• _Required task_
Drop every picture and give the entries back exactly.

• _Records shown_
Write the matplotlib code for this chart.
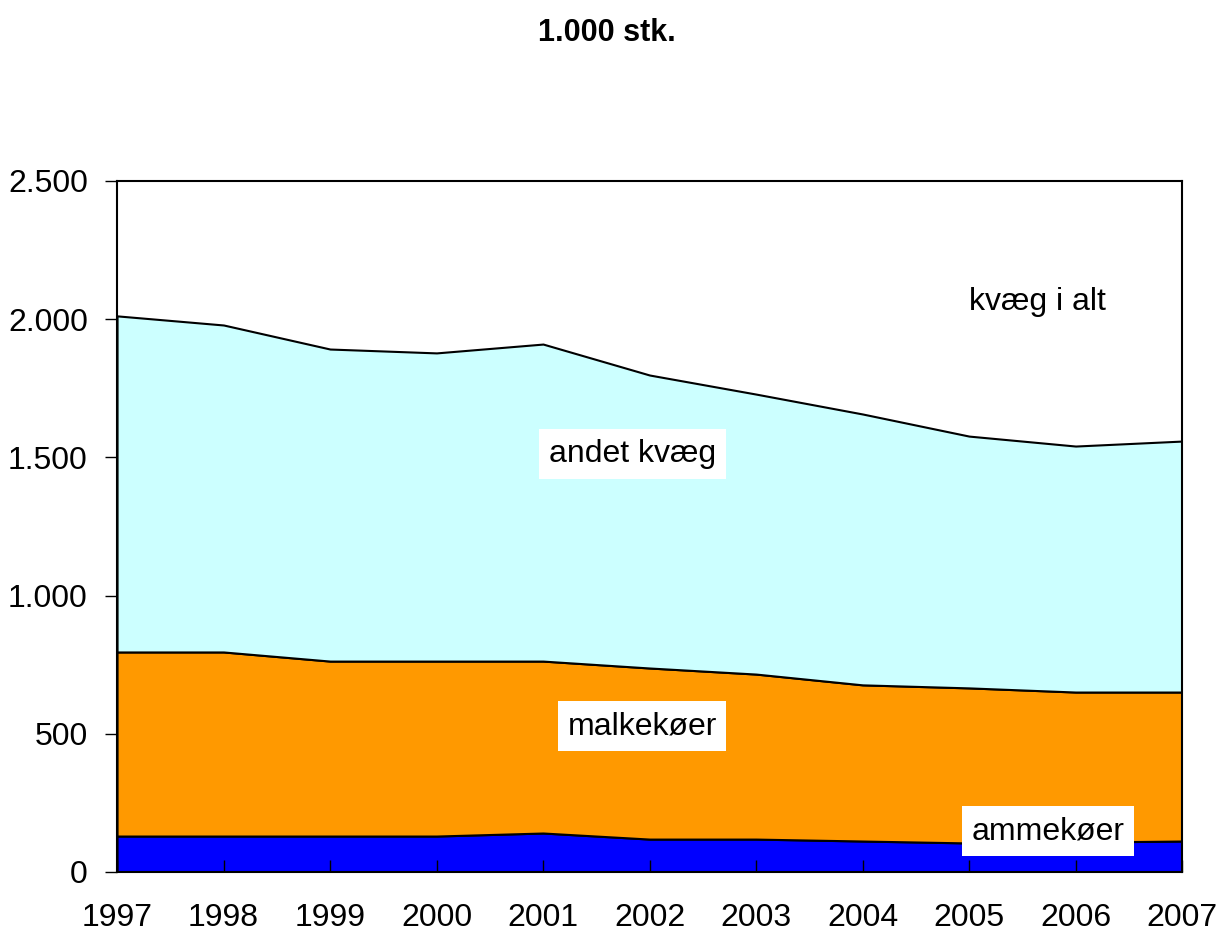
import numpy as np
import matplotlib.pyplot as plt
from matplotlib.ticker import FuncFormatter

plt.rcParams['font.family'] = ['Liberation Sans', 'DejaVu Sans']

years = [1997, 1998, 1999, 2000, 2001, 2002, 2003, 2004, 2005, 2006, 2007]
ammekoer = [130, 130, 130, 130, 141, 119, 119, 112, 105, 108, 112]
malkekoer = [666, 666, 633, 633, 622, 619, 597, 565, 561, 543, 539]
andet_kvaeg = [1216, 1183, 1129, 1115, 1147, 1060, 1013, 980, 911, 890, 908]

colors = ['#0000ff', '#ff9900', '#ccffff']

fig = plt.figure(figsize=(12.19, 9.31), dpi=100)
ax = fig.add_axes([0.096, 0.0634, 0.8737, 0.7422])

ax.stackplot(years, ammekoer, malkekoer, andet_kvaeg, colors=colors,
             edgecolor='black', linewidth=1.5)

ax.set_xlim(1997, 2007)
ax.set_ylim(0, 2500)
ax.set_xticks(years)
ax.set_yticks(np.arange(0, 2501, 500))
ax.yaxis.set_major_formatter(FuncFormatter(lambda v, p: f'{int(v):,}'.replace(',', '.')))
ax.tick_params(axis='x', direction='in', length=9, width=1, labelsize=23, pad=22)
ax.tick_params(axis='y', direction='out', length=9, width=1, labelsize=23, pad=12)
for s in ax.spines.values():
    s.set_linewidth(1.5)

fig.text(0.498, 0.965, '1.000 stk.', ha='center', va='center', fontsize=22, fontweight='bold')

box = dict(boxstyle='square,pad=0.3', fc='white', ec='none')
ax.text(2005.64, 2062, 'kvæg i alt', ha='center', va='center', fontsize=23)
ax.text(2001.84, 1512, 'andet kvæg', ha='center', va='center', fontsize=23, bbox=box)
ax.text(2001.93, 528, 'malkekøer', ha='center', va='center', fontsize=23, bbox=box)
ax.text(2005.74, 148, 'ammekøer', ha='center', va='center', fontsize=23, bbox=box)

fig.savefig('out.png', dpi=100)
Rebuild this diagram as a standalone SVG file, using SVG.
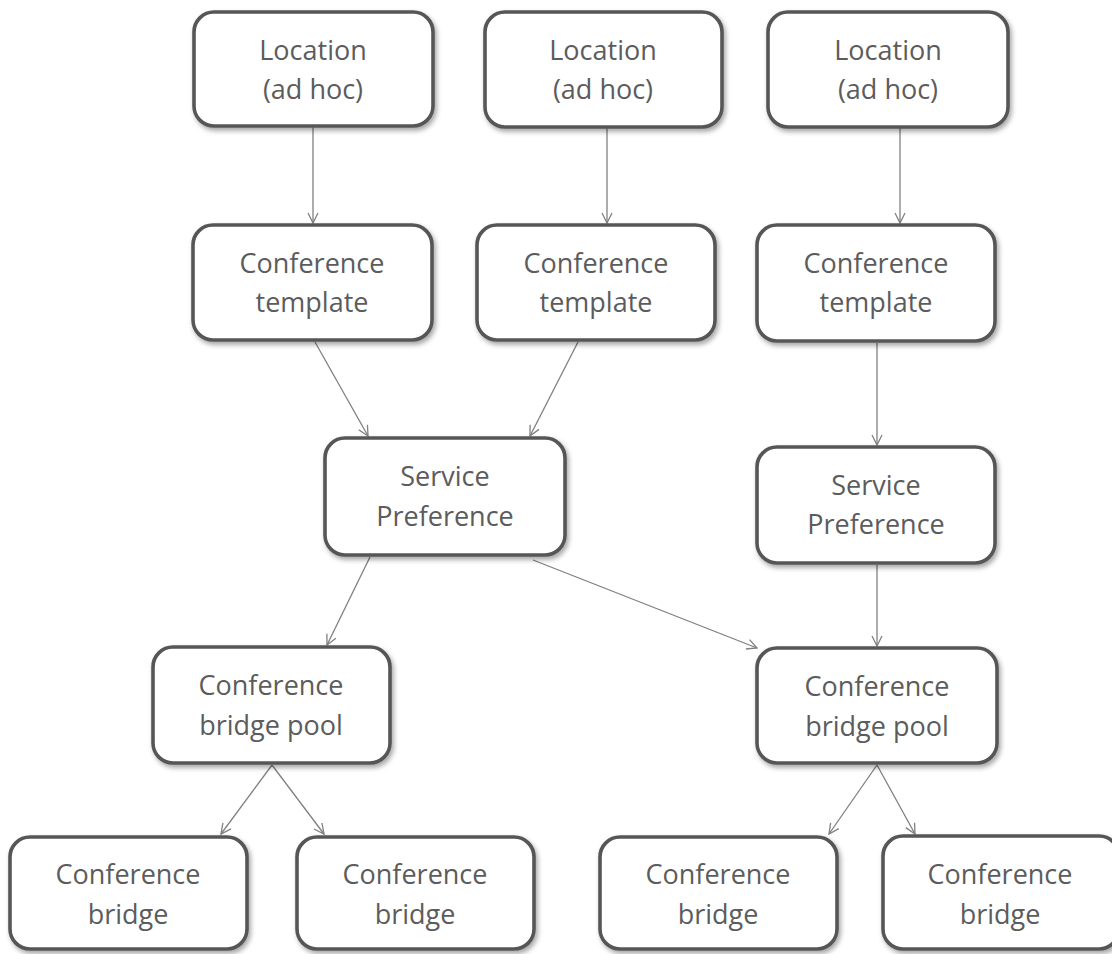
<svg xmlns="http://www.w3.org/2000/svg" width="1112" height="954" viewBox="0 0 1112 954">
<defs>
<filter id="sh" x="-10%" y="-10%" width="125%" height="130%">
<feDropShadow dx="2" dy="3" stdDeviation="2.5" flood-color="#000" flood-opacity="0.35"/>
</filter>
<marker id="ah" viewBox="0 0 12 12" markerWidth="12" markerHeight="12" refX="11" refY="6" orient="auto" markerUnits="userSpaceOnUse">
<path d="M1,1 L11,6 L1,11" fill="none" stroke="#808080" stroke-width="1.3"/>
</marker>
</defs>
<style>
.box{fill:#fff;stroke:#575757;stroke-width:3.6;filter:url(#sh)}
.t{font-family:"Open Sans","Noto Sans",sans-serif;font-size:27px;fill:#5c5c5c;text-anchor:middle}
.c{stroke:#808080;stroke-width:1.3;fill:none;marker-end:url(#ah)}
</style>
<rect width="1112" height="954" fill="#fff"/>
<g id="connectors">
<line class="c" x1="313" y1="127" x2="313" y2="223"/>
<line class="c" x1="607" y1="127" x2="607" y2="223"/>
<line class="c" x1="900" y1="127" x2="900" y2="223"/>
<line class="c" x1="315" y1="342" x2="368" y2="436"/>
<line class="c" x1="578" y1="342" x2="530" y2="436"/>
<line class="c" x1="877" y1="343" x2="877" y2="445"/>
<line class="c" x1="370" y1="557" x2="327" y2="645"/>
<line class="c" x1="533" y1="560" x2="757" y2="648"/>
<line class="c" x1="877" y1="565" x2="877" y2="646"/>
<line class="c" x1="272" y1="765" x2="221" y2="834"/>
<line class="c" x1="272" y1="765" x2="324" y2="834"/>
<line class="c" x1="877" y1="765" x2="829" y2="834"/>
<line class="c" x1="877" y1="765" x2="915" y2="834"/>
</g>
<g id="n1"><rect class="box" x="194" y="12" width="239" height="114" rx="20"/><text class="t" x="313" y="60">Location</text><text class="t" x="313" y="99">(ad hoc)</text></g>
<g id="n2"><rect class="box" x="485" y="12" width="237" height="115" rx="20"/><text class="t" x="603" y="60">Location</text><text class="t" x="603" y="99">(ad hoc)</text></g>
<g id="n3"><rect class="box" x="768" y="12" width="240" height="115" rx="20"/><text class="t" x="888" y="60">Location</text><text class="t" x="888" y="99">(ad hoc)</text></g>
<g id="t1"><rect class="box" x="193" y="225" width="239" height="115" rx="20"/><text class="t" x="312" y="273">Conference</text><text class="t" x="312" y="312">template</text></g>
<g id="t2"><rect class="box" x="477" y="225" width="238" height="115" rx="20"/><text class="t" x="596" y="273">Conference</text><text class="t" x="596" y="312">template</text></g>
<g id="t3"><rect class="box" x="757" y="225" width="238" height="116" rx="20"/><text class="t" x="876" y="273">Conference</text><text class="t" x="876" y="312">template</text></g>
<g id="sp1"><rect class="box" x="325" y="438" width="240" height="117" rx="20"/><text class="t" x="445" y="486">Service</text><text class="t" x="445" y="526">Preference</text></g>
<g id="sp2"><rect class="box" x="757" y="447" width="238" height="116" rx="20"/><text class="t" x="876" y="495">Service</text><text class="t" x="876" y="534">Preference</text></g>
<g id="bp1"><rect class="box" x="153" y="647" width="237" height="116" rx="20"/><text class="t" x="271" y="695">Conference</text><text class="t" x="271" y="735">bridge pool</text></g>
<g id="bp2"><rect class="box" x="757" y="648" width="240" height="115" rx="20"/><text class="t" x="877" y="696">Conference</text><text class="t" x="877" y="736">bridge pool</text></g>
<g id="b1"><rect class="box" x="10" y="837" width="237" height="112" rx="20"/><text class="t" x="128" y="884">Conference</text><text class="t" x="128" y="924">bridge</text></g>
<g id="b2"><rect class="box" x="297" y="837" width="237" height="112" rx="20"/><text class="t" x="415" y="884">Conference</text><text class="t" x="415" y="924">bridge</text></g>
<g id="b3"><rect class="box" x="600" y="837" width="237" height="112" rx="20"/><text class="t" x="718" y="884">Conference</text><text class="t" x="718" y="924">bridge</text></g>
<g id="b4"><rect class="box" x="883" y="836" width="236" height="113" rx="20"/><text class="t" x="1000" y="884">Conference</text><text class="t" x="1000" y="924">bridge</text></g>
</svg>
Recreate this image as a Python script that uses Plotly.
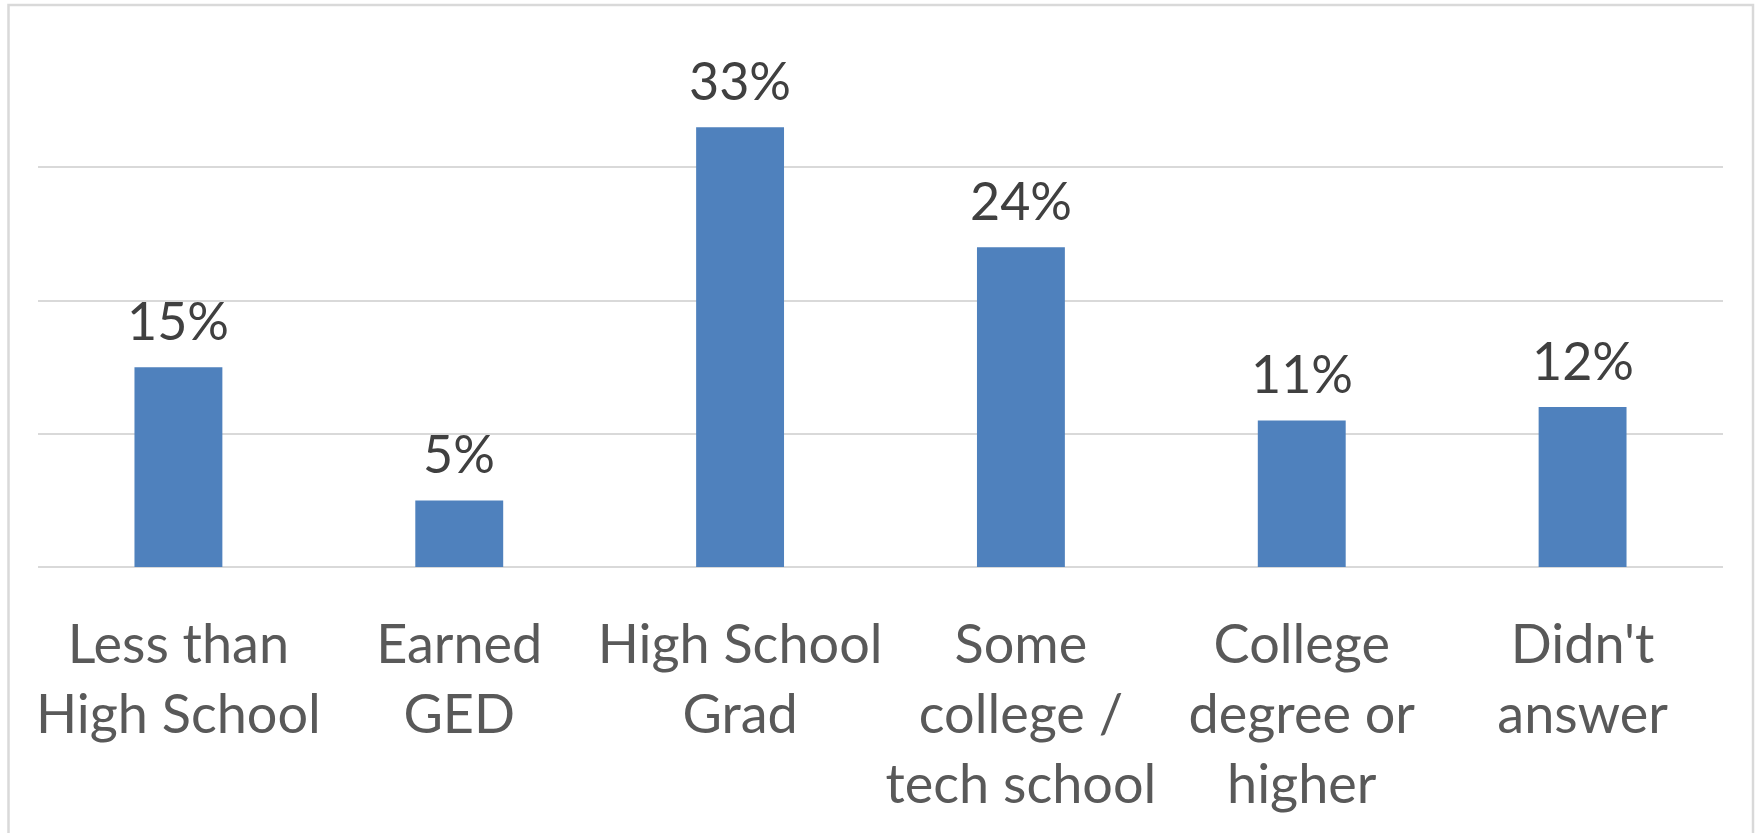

• _Response_
Write the matplotlib code for this chart.
import numpy as np
import matplotlib.pyplot as plt
from matplotlib.ticker import FuncFormatter

plt.rcParams['font.family'] = ['Liberation Sans', 'DejaVu Sans']

years = [1997, 1998, 1999, 2000, 2001, 2002, 2003, 2004, 2005, 2006, 2007]
ammekoer = [130, 130, 130, 130, 141, 119, 119, 112, 105, 108, 112]
malkekoer = [666, 666, 633, 633, 622, 619, 597, 565, 561, 543, 539]
andet_kvaeg = [1216, 1183, 1129, 1115, 1147, 1060, 1013, 980, 911, 890, 908]

colors = ['#0000ff', '#ff9900', '#ccffff']

fig = plt.figure(figsize=(12.19, 9.31), dpi=100)
ax = fig.add_axes([0.096, 0.0634, 0.8737, 0.7422])

ax.stackplot(years, ammekoer, malkekoer, andet_kvaeg, colors=colors,
             edgecolor='black', linewidth=1.5)

ax.set_xlim(1997, 2007)
ax.set_ylim(0, 2500)
ax.set_xticks(years)
ax.set_yticks(np.arange(0, 2501, 500))
ax.yaxis.set_major_formatter(FuncFormatter(lambda v, p: f'{int(v):,}'.replace(',', '.')))
ax.tick_params(axis='x', direction='in', length=9, width=1, labelsize=23, pad=22)
ax.tick_params(axis='y', direction='out', length=9, width=1, labelsize=23, pad=12)
for s in ax.spines.values():
    s.set_linewidth(1.5)

fig.text(0.498, 0.965, '1.000 stk.', ha='center', va='center', fontsize=22, fontweight='bold')

box = dict(boxstyle='square,pad=0.3', fc='white', ec='none')
ax.text(2005.64, 2062, 'kvæg i alt', ha='center', va='center', fontsize=23)
ax.text(2001.84, 1512, 'andet kvæg', ha='center', va='center', fontsize=23, bbox=box)
ax.text(2001.93, 528, 'malkekøer', ha='center', va='center', fontsize=23, bbox=box)
ax.text(2005.74, 148, 'ammekøer', ha='center', va='center', fontsize=23, bbox=box)

fig.savefig('out.png', dpi=100)
Rebuild this diagram as a standalone SVG file, using SVG.
<svg xmlns="http://www.w3.org/2000/svg" width="1112" height="954" viewBox="0 0 1112 954">
<defs>
<filter id="sh" x="-10%" y="-10%" width="125%" height="130%">
<feDropShadow dx="2" dy="3" stdDeviation="2.5" flood-color="#000" flood-opacity="0.35"/>
</filter>
<marker id="ah" viewBox="0 0 12 12" markerWidth="12" markerHeight="12" refX="11" refY="6" orient="auto" markerUnits="userSpaceOnUse">
<path d="M1,1 L11,6 L1,11" fill="none" stroke="#808080" stroke-width="1.3"/>
</marker>
</defs>
<style>
.box{fill:#fff;stroke:#575757;stroke-width:3.6;filter:url(#sh)}
.t{font-family:"Open Sans","Noto Sans",sans-serif;font-size:27px;fill:#5c5c5c;text-anchor:middle}
.c{stroke:#808080;stroke-width:1.3;fill:none;marker-end:url(#ah)}
</style>
<rect width="1112" height="954" fill="#fff"/>
<g id="connectors">
<line class="c" x1="313" y1="127" x2="313" y2="223"/>
<line class="c" x1="607" y1="127" x2="607" y2="223"/>
<line class="c" x1="900" y1="127" x2="900" y2="223"/>
<line class="c" x1="315" y1="342" x2="368" y2="436"/>
<line class="c" x1="578" y1="342" x2="530" y2="436"/>
<line class="c" x1="877" y1="343" x2="877" y2="445"/>
<line class="c" x1="370" y1="557" x2="327" y2="645"/>
<line class="c" x1="533" y1="560" x2="757" y2="648"/>
<line class="c" x1="877" y1="565" x2="877" y2="646"/>
<line class="c" x1="272" y1="765" x2="221" y2="834"/>
<line class="c" x1="272" y1="765" x2="324" y2="834"/>
<line class="c" x1="877" y1="765" x2="829" y2="834"/>
<line class="c" x1="877" y1="765" x2="915" y2="834"/>
</g>
<g id="n1"><rect class="box" x="194" y="12" width="239" height="114" rx="20"/><text class="t" x="313" y="60">Location</text><text class="t" x="313" y="99">(ad hoc)</text></g>
<g id="n2"><rect class="box" x="485" y="12" width="237" height="115" rx="20"/><text class="t" x="603" y="60">Location</text><text class="t" x="603" y="99">(ad hoc)</text></g>
<g id="n3"><rect class="box" x="768" y="12" width="240" height="115" rx="20"/><text class="t" x="888" y="60">Location</text><text class="t" x="888" y="99">(ad hoc)</text></g>
<g id="t1"><rect class="box" x="193" y="225" width="239" height="115" rx="20"/><text class="t" x="312" y="273">Conference</text><text class="t" x="312" y="312">template</text></g>
<g id="t2"><rect class="box" x="477" y="225" width="238" height="115" rx="20"/><text class="t" x="596" y="273">Conference</text><text class="t" x="596" y="312">template</text></g>
<g id="t3"><rect class="box" x="757" y="225" width="238" height="116" rx="20"/><text class="t" x="876" y="273">Conference</text><text class="t" x="876" y="312">template</text></g>
<g id="sp1"><rect class="box" x="325" y="438" width="240" height="117" rx="20"/><text class="t" x="445" y="486">Service</text><text class="t" x="445" y="526">Preference</text></g>
<g id="sp2"><rect class="box" x="757" y="447" width="238" height="116" rx="20"/><text class="t" x="876" y="495">Service</text><text class="t" x="876" y="534">Preference</text></g>
<g id="bp1"><rect class="box" x="153" y="647" width="237" height="116" rx="20"/><text class="t" x="271" y="695">Conference</text><text class="t" x="271" y="735">bridge pool</text></g>
<g id="bp2"><rect class="box" x="757" y="648" width="240" height="115" rx="20"/><text class="t" x="877" y="696">Conference</text><text class="t" x="877" y="736">bridge pool</text></g>
<g id="b1"><rect class="box" x="10" y="837" width="237" height="112" rx="20"/><text class="t" x="128" y="884">Conference</text><text class="t" x="128" y="924">bridge</text></g>
<g id="b2"><rect class="box" x="297" y="837" width="237" height="112" rx="20"/><text class="t" x="415" y="884">Conference</text><text class="t" x="415" y="924">bridge</text></g>
<g id="b3"><rect class="box" x="600" y="837" width="237" height="112" rx="20"/><text class="t" x="718" y="884">Conference</text><text class="t" x="718" y="924">bridge</text></g>
<g id="b4"><rect class="box" x="883" y="836" width="236" height="113" rx="20"/><text class="t" x="1000" y="884">Conference</text><text class="t" x="1000" y="924">bridge</text></g>
</svg>
Recreate this image as a Python script that uses Plotly.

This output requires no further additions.